Oireachtas Joint and Select Committees

Wednesday, 15 July 2015

Joint Oireachtas Committee on Justice, Defence and Equality

Role and Purpose of Churchfield Community Trust: Discussion

2:00 pm

Ms Eileen O'Brien:

We have considerable difficulty. We seek what we tend to call sympathetic employers, but they are very few and far between. Our lads will always be at the end of the list in terms of qualifications and readiness for work. They also have gaps in their careers. It is hard for a person who has been inside for three or four years to account for that in a CV.

As Mr. O'Donnell mentioned, we opened the garden café in response to the lack of opportunities in employment for our lads as they were leaving. Especially during the downturn there was no hope of placements or getting work. As we had to respond in some way, we created our own opportunities for employment. We sometimes get together with other community employment schemes. We might take a placement from another scheme and that service would take a placement from us. Some placements are worked through networking and whom one knows. However, getting jobs is difficult. We have a few lads who are driving and delivering pizzas, but it is really difficult. That is why we want to progress the social enterprise.

We have a very good skills base. We have an excellent workshop that was funded through the Probation Service. We are making really good furniture and we have some good ideas about doing some work with the Department of Social Protection so that instead of a lad going back on the dole, with some seed capital and some conversations we might be able to set up a more work-orientated workshop where they could be employed and generate income.

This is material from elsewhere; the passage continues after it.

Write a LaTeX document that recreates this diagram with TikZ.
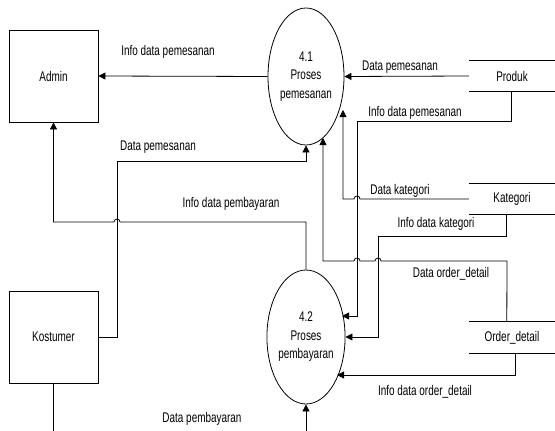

A core part of progression and integration into mainstream life is for these men to actually work. Men need to work. It brings an additional set of feel-good factors to be able to provide for one's family. I am not saying it is not important for women too, but for the man in the house it is really important to have regained his ground in the house and be able to work. It has a big impact on the children and the whole family. We struggle equally with trying to find employment.

As Mr. O'Donnell mentioned we would really like to see something happening with apprenticeships. Coming from the lower levels of the academic system, many of these lads would have learned woodwork and mechanical drawing. In their own families they are good with their hands and they do not struggle as much in those sorts of settings. We hope to set something up with the Construction Industry Federation to try to help them in that way.